_WHAT TO WORK ON_:
Copy out the listing exactly.

* * * * * * *

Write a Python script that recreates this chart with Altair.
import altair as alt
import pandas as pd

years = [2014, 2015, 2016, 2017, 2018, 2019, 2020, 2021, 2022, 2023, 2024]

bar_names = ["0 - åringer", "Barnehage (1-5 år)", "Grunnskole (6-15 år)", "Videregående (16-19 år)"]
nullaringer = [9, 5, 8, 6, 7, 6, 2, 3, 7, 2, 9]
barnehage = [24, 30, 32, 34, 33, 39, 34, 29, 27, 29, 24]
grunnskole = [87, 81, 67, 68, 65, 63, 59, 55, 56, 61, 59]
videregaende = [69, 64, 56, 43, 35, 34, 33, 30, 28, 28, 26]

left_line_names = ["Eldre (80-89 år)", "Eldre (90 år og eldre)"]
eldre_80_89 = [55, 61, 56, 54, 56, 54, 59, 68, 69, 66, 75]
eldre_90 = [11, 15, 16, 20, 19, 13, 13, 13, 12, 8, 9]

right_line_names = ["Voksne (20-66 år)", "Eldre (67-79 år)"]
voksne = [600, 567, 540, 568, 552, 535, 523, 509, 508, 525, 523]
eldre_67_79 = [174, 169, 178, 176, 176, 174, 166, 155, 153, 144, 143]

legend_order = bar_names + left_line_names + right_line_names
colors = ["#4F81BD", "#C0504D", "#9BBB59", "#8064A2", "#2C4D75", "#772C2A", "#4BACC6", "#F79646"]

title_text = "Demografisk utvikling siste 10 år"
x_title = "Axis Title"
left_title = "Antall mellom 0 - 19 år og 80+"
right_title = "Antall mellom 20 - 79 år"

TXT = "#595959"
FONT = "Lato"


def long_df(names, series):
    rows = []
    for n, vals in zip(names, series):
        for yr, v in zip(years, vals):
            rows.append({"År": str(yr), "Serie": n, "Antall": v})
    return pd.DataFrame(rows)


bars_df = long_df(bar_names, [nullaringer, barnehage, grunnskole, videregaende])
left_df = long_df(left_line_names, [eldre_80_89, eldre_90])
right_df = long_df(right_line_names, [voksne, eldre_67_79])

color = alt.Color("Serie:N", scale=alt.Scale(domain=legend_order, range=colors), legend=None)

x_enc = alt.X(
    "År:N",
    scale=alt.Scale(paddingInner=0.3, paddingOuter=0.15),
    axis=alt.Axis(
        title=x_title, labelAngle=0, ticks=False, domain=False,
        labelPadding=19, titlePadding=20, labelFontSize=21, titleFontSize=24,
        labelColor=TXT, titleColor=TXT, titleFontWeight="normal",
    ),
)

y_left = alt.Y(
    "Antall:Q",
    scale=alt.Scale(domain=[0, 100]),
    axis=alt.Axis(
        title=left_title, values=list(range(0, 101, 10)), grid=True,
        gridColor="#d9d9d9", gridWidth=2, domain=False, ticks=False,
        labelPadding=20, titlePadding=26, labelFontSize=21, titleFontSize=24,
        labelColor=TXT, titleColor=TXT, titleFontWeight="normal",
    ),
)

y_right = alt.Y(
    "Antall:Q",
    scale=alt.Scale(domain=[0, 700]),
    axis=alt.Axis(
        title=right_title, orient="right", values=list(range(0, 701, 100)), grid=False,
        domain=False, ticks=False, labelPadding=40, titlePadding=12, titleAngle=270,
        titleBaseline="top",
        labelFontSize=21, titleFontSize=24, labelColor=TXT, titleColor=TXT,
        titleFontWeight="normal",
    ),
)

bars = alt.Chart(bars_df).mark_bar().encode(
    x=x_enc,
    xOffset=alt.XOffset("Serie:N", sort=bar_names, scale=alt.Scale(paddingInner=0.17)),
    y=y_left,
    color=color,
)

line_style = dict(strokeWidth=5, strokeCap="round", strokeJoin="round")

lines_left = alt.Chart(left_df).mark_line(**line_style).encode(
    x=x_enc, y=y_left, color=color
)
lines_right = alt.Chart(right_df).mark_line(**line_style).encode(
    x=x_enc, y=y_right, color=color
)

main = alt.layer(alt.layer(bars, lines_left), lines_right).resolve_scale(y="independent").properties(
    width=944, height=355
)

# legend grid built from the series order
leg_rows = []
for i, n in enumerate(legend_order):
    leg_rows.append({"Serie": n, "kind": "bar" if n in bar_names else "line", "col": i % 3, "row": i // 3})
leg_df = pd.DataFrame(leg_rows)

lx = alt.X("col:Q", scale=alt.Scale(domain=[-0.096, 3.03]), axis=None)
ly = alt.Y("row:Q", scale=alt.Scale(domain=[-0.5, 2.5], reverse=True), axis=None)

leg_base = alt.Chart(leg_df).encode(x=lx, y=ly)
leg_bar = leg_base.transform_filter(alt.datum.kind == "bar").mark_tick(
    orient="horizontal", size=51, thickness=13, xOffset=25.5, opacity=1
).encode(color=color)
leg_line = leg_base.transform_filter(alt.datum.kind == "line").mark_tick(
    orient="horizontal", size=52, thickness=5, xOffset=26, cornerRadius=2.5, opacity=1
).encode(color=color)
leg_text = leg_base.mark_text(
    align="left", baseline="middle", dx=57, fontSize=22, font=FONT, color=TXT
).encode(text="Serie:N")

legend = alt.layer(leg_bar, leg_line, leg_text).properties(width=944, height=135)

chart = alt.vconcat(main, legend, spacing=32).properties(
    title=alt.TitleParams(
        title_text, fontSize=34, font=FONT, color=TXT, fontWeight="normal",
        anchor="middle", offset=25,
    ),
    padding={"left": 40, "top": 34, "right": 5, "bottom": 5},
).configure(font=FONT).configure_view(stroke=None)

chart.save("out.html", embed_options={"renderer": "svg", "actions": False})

* * * * * * *

_EXERCISE OUTPUT_:
Write a Python script that recreates this chart with Altair.
import altair as alt
import pandas as pd

years = [2014, 2015, 2016, 2017, 2018, 2019, 2020, 2021, 2022, 2023, 2024]

bar_names = ["0 - åringer", "Barnehage (1-5 år)", "Grunnskole (6-15 år)", "Videregående (16-19 år)"]
nullaringer = [9, 5, 8, 6, 7, 6, 2, 3, 7, 2, 9]
barnehage = [24, 30, 32, 34, 33, 39, 34, 29, 27, 29, 24]
grunnskole = [87, 81, 67, 68, 65, 63, 59, 55, 56, 61, 59]
videregaende = [69, 64, 56, 43, 35, 34, 33, 30, 28, 28, 26]

left_line_names = ["Eldre (80-89 år)", "Eldre (90 år og eldre)"]
eldre_80_89 = [55, 61, 56, 54, 56, 54, 59, 68, 69, 66, 75]
eldre_90 = [11, 15, 16, 20, 19, 13, 13, 13, 12, 8, 9]

right_line_names = ["Voksne (20-66 år)", "Eldre (67-79 år)"]
voksne = [600, 567, 540, 568, 552, 535, 523, 509, 508, 525, 523]
eldre_67_79 = [174, 169, 178, 176, 176, 174, 166, 155, 153, 144, 143]

legend_order = bar_names + left_line_names + right_line_names
colors = ["#4F81BD", "#C0504D", "#9BBB59", "#8064A2", "#2C4D75", "#772C2A", "#4BACC6", "#F79646"]

title_text = "Demografisk utvikling siste 10 år"
x_title = "Axis Title"
left_title = "Antall mellom 0 - 19 år og 80+"
right_title = "Antall mellom 20 - 79 år"

TXT = "#595959"
FONT = "Lato"


def long_df(names, series):
    rows = []
    for n, vals in zip(names, series):
        for yr, v in zip(years, vals):
            rows.append({"År": str(yr), "Serie": n, "Antall": v})
    return pd.DataFrame(rows)


bars_df = long_df(bar_names, [nullaringer, barnehage, grunnskole, videregaende])
left_df = long_df(left_line_names, [eldre_80_89, eldre_90])
right_df = long_df(right_line_names, [voksne, eldre_67_79])

color = alt.Color("Serie:N", scale=alt.Scale(domain=legend_order, range=colors), legend=None)

x_enc = alt.X(
    "År:N",
    scale=alt.Scale(paddingInner=0.3, paddingOuter=0.15),
    axis=alt.Axis(
        title=x_title, labelAngle=0, ticks=False, domain=False,
        labelPadding=19, titlePadding=20, labelFontSize=21, titleFontSize=24,
        labelColor=TXT, titleColor=TXT, titleFontWeight="normal",
    ),
)

y_left = alt.Y(
    "Antall:Q",
    scale=alt.Scale(domain=[0, 100]),
    axis=alt.Axis(
        title=left_title, values=list(range(0, 101, 10)), grid=True,
        gridColor="#d9d9d9", gridWidth=2, domain=False, ticks=False,
        labelPadding=20, titlePadding=26, labelFontSize=21, titleFontSize=24,
        labelColor=TXT, titleColor=TXT, titleFontWeight="normal",
    ),
)

y_right = alt.Y(
    "Antall:Q",
    scale=alt.Scale(domain=[0, 700]),
    axis=alt.Axis(
        title=right_title, orient="right", values=list(range(0, 701, 100)), grid=False,
        domain=False, ticks=False, labelPadding=40, titlePadding=12, titleAngle=270,
        titleBaseline="top",
        labelFontSize=21, titleFontSize=24, labelColor=TXT, titleColor=TXT,
        titleFontWeight="normal",
    ),
)

bars = alt.Chart(bars_df).mark_bar().encode(
    x=x_enc,
    xOffset=alt.XOffset("Serie:N", sort=bar_names, scale=alt.Scale(paddingInner=0.17)),
    y=y_left,
    color=color,
)

line_style = dict(strokeWidth=5, strokeCap="round", strokeJoin="round")

lines_left = alt.Chart(left_df).mark_line(**line_style).encode(
    x=x_enc, y=y_left, color=color
)
lines_right = alt.Chart(right_df).mark_line(**line_style).encode(
    x=x_enc, y=y_right, color=color
)

main = alt.layer(alt.layer(bars, lines_left), lines_right).resolve_scale(y="independent").properties(
    width=944, height=355
)

# legend grid built from the series order
leg_rows = []
for i, n in enumerate(legend_order):
    leg_rows.append({"Serie": n, "kind": "bar" if n in bar_names else "line", "col": i % 3, "row": i // 3})
leg_df = pd.DataFrame(leg_rows)

lx = alt.X("col:Q", scale=alt.Scale(domain=[-0.096, 3.03]), axis=None)
ly = alt.Y("row:Q", scale=alt.Scale(domain=[-0.5, 2.5], reverse=True), axis=None)

leg_base = alt.Chart(leg_df).encode(x=lx, y=ly)
leg_bar = leg_base.transform_filter(alt.datum.kind == "bar").mark_tick(
    orient="horizontal", size=51, thickness=13, xOffset=25.5, opacity=1
).encode(color=color)
leg_line = leg_base.transform_filter(alt.datum.kind == "line").mark_tick(
    orient="horizontal", size=52, thickness=5, xOffset=26, cornerRadius=2.5, opacity=1
).encode(color=color)
leg_text = leg_base.mark_text(
    align="left", baseline="middle", dx=57, fontSize=22, font=FONT, color=TXT
).encode(text="Serie:N")

legend = alt.layer(leg_bar, leg_line, leg_text).properties(width=944, height=135)

chart = alt.vconcat(main, legend, spacing=32).properties(
    title=alt.TitleParams(
        title_text, fontSize=34, font=FONT, color=TXT, fontWeight="normal",
        anchor="middle", offset=25,
    ),
    padding={"left": 40, "top": 34, "right": 5, "bottom": 5},
).configure(font=FONT).configure_view(stroke=None)

chart.save("out.html", embed_options={"renderer": "svg", "actions": False})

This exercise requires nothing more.